Begin Given material

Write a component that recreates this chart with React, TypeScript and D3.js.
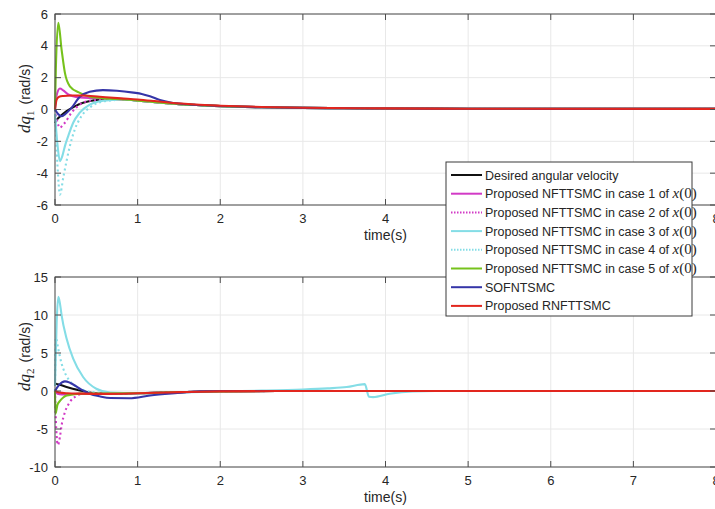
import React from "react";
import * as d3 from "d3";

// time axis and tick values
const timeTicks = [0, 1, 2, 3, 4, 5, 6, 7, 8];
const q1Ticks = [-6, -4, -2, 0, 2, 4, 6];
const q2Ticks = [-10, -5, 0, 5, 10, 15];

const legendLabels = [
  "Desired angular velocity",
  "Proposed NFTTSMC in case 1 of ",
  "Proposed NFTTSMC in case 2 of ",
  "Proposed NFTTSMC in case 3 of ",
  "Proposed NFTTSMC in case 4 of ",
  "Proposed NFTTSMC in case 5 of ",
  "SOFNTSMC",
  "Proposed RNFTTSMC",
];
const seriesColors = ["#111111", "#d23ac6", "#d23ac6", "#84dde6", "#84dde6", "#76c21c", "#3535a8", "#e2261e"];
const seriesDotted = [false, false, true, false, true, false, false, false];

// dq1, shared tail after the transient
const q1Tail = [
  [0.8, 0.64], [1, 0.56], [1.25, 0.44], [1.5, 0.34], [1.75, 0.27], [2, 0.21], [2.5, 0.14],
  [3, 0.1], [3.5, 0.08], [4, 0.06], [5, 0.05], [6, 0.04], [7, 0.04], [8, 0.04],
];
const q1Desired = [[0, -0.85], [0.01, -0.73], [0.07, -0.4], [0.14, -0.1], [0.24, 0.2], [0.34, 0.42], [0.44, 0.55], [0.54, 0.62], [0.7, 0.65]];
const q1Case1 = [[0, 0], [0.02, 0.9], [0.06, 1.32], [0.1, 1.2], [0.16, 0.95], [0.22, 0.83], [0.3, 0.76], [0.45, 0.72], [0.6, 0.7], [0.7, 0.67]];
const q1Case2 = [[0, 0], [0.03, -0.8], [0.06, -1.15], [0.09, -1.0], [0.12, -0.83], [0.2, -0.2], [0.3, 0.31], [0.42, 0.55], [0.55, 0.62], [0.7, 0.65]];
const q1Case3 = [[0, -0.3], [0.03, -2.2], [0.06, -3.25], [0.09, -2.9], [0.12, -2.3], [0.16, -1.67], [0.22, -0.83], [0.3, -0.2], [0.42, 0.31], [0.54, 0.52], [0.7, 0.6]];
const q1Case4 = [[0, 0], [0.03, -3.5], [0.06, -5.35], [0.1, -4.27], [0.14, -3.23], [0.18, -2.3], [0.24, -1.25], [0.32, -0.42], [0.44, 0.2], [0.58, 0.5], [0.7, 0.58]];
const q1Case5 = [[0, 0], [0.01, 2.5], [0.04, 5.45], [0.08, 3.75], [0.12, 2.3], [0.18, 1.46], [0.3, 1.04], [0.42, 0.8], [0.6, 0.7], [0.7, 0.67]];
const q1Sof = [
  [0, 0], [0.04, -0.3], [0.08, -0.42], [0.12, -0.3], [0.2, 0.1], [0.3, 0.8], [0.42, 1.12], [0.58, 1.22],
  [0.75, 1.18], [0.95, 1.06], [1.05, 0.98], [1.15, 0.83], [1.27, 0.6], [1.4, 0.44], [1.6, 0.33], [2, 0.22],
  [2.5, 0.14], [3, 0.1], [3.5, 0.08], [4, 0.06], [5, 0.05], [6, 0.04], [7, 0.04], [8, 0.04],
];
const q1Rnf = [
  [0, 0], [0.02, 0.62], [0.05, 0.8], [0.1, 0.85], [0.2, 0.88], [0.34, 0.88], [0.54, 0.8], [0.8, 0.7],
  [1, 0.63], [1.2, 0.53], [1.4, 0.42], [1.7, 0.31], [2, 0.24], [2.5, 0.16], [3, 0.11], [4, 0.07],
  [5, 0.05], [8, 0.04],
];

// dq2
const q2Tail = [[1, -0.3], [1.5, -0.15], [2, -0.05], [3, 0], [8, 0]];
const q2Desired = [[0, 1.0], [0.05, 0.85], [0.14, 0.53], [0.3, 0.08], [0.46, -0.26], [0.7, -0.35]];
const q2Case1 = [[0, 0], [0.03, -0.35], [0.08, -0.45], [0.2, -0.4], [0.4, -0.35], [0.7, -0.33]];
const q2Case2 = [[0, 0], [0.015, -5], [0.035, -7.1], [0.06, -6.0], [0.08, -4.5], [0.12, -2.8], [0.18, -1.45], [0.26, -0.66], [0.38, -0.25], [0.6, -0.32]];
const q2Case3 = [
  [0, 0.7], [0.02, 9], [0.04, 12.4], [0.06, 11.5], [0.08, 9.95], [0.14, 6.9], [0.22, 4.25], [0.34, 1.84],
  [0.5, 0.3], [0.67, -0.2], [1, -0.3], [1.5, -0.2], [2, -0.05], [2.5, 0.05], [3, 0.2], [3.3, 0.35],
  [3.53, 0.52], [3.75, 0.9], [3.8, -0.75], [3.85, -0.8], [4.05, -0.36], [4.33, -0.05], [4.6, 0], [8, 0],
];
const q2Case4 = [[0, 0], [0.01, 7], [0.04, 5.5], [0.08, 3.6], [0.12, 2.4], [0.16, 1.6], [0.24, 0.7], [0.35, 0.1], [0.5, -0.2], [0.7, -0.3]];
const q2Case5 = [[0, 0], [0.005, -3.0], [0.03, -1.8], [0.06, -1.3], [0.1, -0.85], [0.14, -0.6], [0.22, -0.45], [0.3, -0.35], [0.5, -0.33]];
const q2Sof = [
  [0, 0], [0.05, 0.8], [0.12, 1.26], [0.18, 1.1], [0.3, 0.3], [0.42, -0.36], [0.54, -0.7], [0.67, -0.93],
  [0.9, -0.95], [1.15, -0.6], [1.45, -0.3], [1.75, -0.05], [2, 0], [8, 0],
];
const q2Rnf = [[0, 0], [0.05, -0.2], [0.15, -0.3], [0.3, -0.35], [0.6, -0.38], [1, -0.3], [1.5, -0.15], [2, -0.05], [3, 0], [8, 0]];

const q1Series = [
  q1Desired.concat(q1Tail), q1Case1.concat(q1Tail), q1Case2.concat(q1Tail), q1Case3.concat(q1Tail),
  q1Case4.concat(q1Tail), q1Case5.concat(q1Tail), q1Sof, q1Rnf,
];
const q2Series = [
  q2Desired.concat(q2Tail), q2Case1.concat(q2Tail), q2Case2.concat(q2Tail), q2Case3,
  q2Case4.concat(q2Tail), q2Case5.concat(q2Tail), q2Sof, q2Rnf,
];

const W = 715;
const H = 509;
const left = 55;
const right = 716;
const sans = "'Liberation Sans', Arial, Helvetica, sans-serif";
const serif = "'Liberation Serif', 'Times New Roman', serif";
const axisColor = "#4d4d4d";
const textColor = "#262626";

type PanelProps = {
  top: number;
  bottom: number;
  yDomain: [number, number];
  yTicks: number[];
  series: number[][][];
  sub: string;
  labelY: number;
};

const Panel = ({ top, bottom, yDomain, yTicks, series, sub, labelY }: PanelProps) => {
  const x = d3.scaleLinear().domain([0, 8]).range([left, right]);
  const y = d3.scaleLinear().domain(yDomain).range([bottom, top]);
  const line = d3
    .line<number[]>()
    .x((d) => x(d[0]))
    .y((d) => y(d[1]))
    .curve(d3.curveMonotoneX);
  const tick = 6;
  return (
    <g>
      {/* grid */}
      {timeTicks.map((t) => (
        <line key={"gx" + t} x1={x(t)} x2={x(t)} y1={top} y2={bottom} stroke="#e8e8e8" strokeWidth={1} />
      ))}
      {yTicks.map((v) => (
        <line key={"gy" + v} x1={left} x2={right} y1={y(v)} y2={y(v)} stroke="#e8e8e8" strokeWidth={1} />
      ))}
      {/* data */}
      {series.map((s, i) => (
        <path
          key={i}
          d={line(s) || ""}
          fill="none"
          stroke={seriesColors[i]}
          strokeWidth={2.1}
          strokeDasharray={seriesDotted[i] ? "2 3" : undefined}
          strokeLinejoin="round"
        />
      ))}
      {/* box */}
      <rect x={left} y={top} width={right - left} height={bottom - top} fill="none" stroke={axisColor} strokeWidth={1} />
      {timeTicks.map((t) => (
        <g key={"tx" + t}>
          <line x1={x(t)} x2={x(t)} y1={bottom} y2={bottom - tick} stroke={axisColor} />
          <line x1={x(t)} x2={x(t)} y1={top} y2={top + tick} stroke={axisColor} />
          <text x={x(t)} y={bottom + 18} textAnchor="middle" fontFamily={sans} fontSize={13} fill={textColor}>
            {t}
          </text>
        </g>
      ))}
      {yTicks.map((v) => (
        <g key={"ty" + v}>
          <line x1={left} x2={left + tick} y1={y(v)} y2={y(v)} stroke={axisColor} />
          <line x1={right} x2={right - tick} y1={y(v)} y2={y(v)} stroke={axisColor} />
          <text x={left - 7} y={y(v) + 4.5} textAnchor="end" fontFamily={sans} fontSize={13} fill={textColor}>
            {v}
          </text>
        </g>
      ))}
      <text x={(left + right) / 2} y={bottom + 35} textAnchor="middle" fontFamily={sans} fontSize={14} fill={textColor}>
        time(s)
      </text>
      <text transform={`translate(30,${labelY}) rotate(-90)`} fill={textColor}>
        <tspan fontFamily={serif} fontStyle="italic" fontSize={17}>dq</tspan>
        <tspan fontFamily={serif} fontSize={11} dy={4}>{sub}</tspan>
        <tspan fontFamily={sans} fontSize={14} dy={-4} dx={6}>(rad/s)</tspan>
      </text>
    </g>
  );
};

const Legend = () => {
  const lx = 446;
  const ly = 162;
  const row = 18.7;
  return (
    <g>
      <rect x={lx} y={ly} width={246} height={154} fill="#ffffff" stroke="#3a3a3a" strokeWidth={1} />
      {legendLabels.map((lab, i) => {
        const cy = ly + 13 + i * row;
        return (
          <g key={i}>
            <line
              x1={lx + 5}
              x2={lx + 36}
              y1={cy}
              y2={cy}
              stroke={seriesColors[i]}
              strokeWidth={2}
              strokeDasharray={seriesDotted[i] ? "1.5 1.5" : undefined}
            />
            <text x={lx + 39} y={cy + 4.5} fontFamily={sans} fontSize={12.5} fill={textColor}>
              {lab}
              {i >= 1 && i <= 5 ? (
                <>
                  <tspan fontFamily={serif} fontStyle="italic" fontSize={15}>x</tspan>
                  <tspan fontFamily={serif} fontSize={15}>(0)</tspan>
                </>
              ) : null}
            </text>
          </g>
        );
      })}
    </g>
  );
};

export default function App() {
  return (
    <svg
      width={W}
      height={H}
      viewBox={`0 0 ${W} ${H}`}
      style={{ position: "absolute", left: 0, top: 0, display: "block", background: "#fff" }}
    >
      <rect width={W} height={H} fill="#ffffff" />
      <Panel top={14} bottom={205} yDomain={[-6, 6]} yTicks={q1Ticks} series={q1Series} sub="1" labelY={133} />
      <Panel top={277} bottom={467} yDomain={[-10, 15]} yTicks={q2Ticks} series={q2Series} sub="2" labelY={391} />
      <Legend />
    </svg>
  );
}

End Given material

From the first line above to the line containing "const q2Ticks = [-10, -5, 0, 5, 10, 15];", repeat each line exactly. Pictures stay out.

[Finished task]
Write a component that recreates this chart with React, TypeScript and D3.js.
import React from "react";
import * as d3 from "d3";

// time axis and tick values
const timeTicks = [0, 1, 2, 3, 4, 5, 6, 7, 8];
const q1Ticks = [-6, -4, -2, 0, 2, 4, 6];
const q2Ticks = [-10, -5, 0, 5, 10, 15];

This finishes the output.